■ **Aim**
Check every line of the entries that follow, and copy the ones containing "with".

■ **Provided data**
■ ■ ■ ■ ■ ■ ■

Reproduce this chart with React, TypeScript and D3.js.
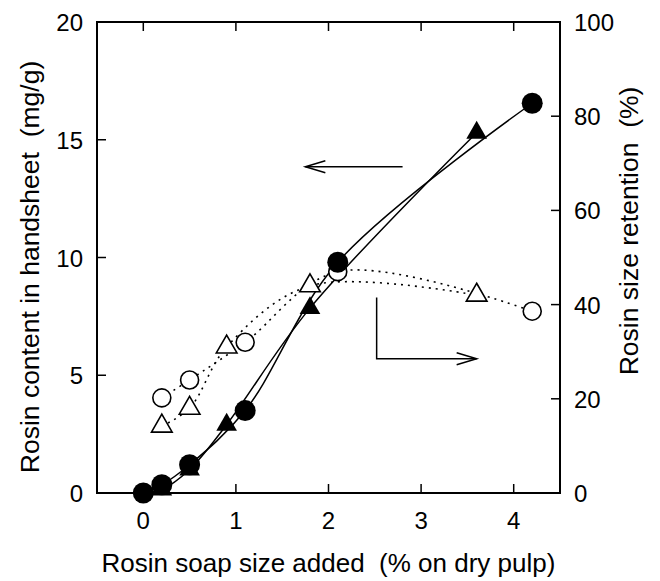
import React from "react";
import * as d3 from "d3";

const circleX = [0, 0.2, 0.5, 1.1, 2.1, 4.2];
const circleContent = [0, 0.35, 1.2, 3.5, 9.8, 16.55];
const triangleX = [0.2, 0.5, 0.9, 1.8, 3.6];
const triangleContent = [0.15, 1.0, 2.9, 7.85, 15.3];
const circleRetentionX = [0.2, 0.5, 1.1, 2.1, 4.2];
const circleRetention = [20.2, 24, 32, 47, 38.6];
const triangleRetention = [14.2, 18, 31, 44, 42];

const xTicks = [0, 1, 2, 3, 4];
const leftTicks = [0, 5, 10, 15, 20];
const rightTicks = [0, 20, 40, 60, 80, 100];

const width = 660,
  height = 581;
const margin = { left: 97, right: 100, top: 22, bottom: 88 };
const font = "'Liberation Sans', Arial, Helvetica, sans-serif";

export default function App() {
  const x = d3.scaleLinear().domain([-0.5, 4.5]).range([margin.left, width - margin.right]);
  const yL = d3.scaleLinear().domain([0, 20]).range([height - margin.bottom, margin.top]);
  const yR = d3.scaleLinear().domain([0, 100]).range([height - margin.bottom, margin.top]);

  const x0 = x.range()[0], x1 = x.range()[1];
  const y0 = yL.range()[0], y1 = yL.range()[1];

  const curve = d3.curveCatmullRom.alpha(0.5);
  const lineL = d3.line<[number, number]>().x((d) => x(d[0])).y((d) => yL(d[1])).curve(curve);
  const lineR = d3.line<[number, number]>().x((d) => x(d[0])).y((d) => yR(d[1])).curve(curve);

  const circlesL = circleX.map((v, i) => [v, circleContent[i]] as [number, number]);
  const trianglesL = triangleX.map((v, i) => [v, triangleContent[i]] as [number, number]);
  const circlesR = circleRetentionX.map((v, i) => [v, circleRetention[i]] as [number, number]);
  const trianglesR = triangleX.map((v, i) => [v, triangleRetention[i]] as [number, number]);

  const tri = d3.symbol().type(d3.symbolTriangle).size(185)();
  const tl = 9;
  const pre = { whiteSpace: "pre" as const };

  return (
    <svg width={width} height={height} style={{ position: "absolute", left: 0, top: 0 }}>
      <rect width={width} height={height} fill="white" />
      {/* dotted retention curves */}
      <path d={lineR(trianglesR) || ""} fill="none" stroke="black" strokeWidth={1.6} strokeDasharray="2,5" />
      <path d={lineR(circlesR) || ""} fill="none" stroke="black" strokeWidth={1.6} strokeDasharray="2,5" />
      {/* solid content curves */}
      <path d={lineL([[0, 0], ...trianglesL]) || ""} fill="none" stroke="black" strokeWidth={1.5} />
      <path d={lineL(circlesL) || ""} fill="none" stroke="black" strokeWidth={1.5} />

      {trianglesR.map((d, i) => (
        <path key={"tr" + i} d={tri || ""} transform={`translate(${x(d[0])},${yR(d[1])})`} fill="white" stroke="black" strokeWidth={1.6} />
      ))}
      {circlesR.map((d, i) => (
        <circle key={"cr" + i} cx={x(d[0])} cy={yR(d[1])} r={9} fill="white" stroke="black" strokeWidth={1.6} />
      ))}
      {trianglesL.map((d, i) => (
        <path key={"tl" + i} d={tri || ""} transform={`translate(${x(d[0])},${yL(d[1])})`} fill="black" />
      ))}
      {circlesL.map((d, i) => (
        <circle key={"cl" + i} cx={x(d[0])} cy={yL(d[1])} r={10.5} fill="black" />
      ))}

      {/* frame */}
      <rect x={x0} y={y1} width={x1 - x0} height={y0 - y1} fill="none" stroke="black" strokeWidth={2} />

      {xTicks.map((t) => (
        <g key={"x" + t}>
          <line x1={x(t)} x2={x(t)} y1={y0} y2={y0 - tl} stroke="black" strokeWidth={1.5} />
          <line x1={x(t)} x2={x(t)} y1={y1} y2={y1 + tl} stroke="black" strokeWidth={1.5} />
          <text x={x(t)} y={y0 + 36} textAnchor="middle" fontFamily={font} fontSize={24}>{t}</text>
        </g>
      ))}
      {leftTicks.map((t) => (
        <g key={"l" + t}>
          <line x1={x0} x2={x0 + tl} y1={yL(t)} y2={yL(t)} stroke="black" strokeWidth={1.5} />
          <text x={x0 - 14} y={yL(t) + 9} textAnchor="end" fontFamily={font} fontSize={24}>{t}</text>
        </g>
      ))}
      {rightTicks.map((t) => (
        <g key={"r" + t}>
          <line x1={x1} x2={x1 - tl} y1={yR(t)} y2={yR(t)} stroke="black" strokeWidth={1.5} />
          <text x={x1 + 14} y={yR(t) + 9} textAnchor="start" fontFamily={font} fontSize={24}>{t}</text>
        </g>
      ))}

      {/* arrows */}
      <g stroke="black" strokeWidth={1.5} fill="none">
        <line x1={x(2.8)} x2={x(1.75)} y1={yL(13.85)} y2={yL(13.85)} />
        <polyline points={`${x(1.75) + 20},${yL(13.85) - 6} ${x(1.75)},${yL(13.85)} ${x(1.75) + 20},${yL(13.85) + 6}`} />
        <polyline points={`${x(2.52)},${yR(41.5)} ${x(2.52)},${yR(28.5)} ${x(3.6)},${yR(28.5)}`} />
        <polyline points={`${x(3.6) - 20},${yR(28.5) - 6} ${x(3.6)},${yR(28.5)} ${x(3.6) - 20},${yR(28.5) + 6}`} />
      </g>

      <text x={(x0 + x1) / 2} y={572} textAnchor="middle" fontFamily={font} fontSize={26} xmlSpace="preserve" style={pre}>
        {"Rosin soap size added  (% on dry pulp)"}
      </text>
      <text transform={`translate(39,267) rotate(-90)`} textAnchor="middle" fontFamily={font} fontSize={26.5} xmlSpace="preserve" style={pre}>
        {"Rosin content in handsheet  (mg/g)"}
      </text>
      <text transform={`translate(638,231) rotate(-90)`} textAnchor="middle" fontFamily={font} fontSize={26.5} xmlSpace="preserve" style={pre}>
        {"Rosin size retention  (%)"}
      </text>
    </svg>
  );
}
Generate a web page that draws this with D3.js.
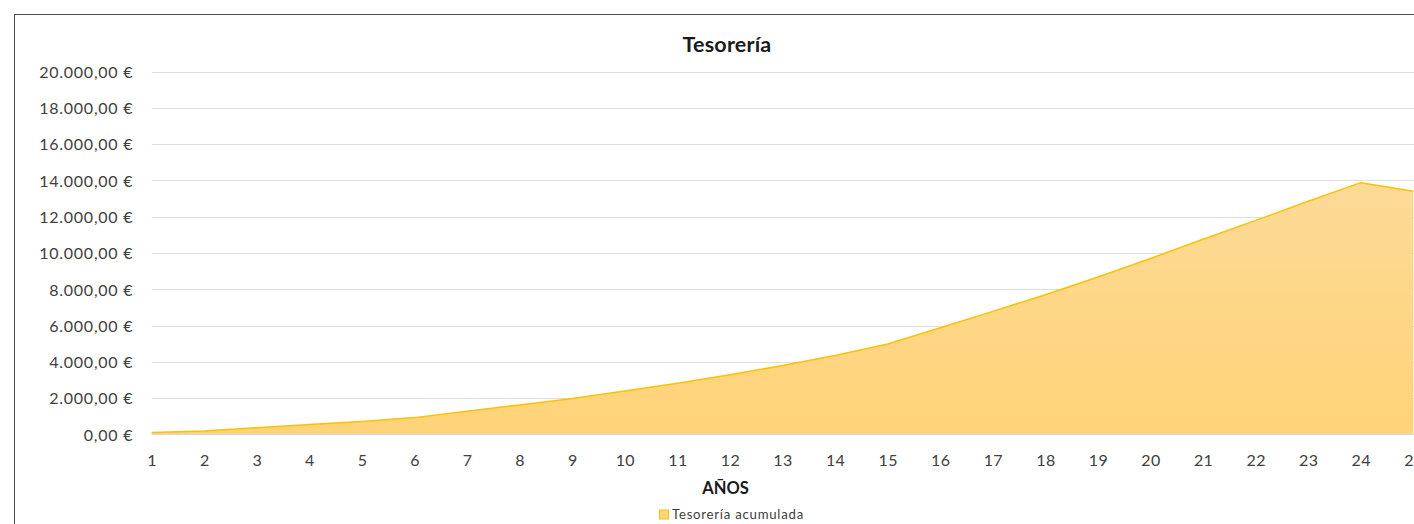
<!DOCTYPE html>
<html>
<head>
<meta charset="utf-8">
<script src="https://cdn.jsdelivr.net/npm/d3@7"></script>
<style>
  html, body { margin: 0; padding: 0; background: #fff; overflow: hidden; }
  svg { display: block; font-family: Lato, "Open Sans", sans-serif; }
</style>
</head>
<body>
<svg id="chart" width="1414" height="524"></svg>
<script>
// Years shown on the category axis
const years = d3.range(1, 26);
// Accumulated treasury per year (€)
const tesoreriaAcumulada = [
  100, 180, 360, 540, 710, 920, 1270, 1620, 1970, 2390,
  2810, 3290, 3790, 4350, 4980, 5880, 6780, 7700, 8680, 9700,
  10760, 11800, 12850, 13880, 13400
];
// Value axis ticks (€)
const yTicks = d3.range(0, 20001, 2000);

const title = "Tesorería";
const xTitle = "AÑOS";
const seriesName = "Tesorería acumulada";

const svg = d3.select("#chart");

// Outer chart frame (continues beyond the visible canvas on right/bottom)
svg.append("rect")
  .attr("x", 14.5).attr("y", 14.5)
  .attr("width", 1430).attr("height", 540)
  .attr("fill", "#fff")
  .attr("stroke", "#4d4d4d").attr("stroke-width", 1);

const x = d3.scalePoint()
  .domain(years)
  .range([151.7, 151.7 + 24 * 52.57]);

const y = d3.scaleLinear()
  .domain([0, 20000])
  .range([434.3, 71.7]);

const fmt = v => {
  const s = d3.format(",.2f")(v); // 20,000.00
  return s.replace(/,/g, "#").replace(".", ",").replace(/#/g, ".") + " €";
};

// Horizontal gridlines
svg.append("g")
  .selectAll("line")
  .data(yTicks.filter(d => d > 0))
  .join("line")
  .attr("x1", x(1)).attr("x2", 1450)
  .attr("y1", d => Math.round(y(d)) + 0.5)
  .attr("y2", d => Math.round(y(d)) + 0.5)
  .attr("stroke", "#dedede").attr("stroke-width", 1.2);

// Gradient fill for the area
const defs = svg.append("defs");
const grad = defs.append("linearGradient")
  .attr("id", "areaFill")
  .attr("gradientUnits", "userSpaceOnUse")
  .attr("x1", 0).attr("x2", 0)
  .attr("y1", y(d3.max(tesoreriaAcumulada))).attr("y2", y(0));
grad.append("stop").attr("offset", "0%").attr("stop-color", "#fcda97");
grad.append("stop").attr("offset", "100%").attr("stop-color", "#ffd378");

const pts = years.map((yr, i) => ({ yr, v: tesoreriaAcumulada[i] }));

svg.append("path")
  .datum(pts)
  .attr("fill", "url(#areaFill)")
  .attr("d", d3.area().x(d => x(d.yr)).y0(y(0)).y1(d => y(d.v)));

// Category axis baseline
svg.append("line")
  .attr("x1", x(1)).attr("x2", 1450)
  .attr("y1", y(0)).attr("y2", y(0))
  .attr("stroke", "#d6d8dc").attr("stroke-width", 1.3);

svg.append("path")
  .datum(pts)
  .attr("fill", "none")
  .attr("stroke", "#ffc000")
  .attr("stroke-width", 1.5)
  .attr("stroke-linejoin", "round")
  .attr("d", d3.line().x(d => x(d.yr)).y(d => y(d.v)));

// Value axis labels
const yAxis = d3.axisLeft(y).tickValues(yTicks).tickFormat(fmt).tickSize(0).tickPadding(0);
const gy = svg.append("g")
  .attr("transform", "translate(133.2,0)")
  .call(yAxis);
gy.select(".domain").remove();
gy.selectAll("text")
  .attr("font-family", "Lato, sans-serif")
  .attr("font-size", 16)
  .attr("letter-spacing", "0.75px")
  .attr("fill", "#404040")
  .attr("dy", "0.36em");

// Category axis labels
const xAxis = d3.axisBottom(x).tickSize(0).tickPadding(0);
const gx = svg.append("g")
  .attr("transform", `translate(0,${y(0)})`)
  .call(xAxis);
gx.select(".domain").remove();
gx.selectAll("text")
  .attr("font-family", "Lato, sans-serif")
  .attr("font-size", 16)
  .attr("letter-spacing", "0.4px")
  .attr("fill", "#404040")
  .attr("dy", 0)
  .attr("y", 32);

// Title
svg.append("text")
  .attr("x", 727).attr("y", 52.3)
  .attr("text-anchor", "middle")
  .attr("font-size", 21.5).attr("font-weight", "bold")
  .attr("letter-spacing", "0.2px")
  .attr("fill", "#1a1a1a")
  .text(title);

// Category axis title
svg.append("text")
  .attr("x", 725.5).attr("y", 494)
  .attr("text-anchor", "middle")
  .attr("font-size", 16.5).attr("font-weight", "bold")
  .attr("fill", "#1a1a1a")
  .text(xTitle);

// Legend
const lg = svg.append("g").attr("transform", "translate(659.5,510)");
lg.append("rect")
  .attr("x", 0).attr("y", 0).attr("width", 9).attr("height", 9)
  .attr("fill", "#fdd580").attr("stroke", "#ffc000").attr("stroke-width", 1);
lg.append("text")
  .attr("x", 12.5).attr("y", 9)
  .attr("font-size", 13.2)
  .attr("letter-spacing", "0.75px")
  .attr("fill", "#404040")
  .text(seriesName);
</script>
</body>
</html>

■ ■ ■ ■ ■ ■ ■

■ **Answer**
Reproduce this chart with React, TypeScript and D3.js.
Generate a web page that draws this with D3.js.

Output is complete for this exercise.